- [What you should do] Print only the lines from the top of the data through the line with "from matplotlib.patches import Rectangle", both included, skipping every picture.

******************************

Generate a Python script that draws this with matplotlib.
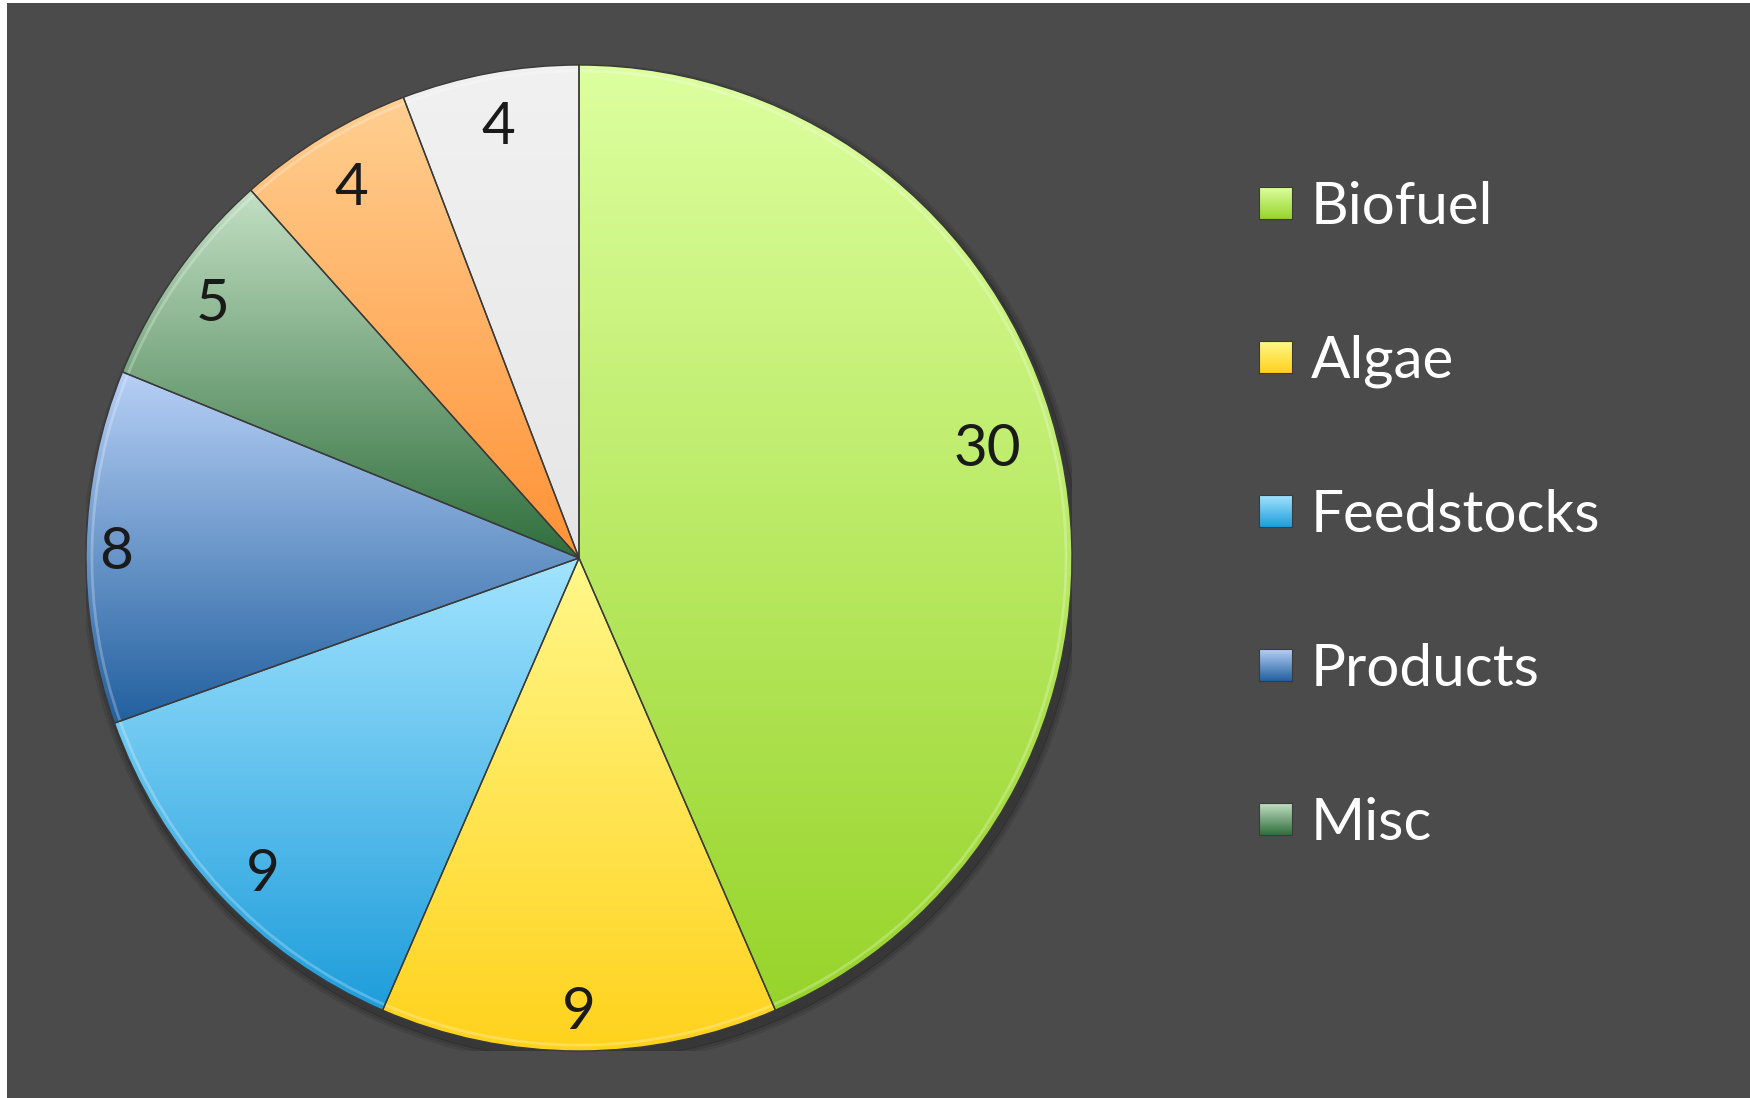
import numpy as np
import matplotlib
matplotlib.use("Agg")
import matplotlib.pyplot as plt
from matplotlib.colors import LinearSegmentedColormap
from matplotlib.patches import Rectangle

plt.rcParams['font.family'] = ['Lato', 'DejaVu Sans']

# ---- data ----
categories = ["Biofuel", "Algae", "Feedstocks", "Products", "Misc", "Other 1", "Other 2"]
values = [30, 9, 9, 8, 5, 4, 4]
legend_count = 5  # only first five categories appear in the legend
top_colors = ["#ddff9f", "#fff88a", "#a2e4ff", "#b7d0f6", "#c3e0c4", "#ffcf91", "#f1f1f1"]
bottom_colors = ["#97d42a", "#ffd21c", "#1e9ddb", "#22609f", "#2f6e3c", "#ff9236", "#e6e6e6"]

W, H = 1750, 1098
fig = plt.figure(figsize=(W / 100, H / 100), dpi=100, facecolor="white")

# background overlay in pixel coordinates
bg = fig.add_axes([0, 0, 1, 1], zorder=0)
bg.set_xlim(0, W)
bg.set_ylim(H, 0)
bg.axis("off")
bg.add_patch(Rectangle((7, 3), W, H, facecolor="#4b4b4b", edgecolor="none"))

# pie axes
cx, cy, r = 579, 558, 493
ax = fig.add_axes([(cx - r) / W, (H - cy - r) / H, 2 * r / W, 2 * r / H], zorder=1)
ax.set_aspect("equal")
ax.axis("off")

# soft shadow
for k, a in enumerate([0.12, 0.09, 0.06]):
    sh = plt.Circle((0.008, -0.014), 1.0 + 0.005 * (k + 1), color="black", alpha=a, zorder=0)
    ax.add_patch(sh)

wedges, _ = ax.pie(values, startangle=90, counterclock=False, radius=1.0,
                   wedgeprops=dict(edgecolor="#3a3a3a", linewidth=1.0))

grad = np.linspace(0, 1, 256).reshape(-1, 1)
for w, tc, bc in zip(wedges, top_colors, bottom_colors):
    w.set_facecolor("none")
    w.set_zorder(4)
    verts = w.get_path().vertices
    x0, x1 = verts[:, 0].min(), verts[:, 0].max()
    y0, y1 = verts[:, 1].min(), verts[:, 1].max()
    cmap = LinearSegmentedColormap.from_list("g", [bc, tc])
    im = ax.imshow(grad, cmap=cmap, extent=[x0, x1, y0, y1], origin="lower",
                   aspect="auto", zorder=2, interpolation="bicubic")
    im.set_clip_path(w)
    # subtle bevel highlight along the outer rim
    hl = matplotlib.patches.Arc(w.center, 2 * w.r * 0.988, 2 * w.r * 0.988,
                                theta1=w.theta1, theta2=w.theta2,
                                edgecolor="white", linewidth=2.0, alpha=0.25, zorder=3)
    ax.add_patch(hl)

ax.set_xlim(-1.0, 1.0)
ax.set_ylim(-1.0, 1.0)

# value labels
label_dist = [0.86, 0.91, 0.90, 0.94, 0.91, 0.89, 0.90]
label_shift = [3.9, 0, 1.5, 0, 0, 0, 0]
for w, v, d, s in zip(wedges, values, label_dist, label_shift):
    ang = np.deg2rad((w.theta1 + w.theta2) / 2 + s)
    ax.text(d * np.cos(ang), d * np.sin(ang) - 0.011, str(v), ha="center", va="center",
            fontsize=42, color="#1a1a1a", zorder=5)

# legend
lx, ly0, dy = 1259, 203, 154
for i in range(legend_count):
    y = ly0 + dy * i
    cmap = LinearSegmentedColormap.from_list("g", [top_colors[i], bottom_colors[i]])
    bg.imshow(grad, cmap=cmap, extent=[lx, lx + 33, y + 16, y - 16],
              aspect="auto", zorder=2, origin="upper")
    bg.add_patch(Rectangle((lx, y - 16), 33, 32, facecolor="none",
                           edgecolor="#3a3a3a", linewidth=0.8, zorder=3))
    bg.text(lx + 52, y + 4, categories[i], ha="left", va="center",
            fontsize=42, color="white", zorder=3)

bg.set_xlim(0, W)
bg.set_ylim(H, 0)

fig.savefig("out.png", dpi=100, facecolor="white")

******************************

- [Exercise answer]
Generate a Python script that draws this with matplotlib.
import numpy as np
import matplotlib
matplotlib.use("Agg")
import matplotlib.pyplot as plt
from matplotlib.colors import LinearSegmentedColormap
from matplotlib.patches import Rectangle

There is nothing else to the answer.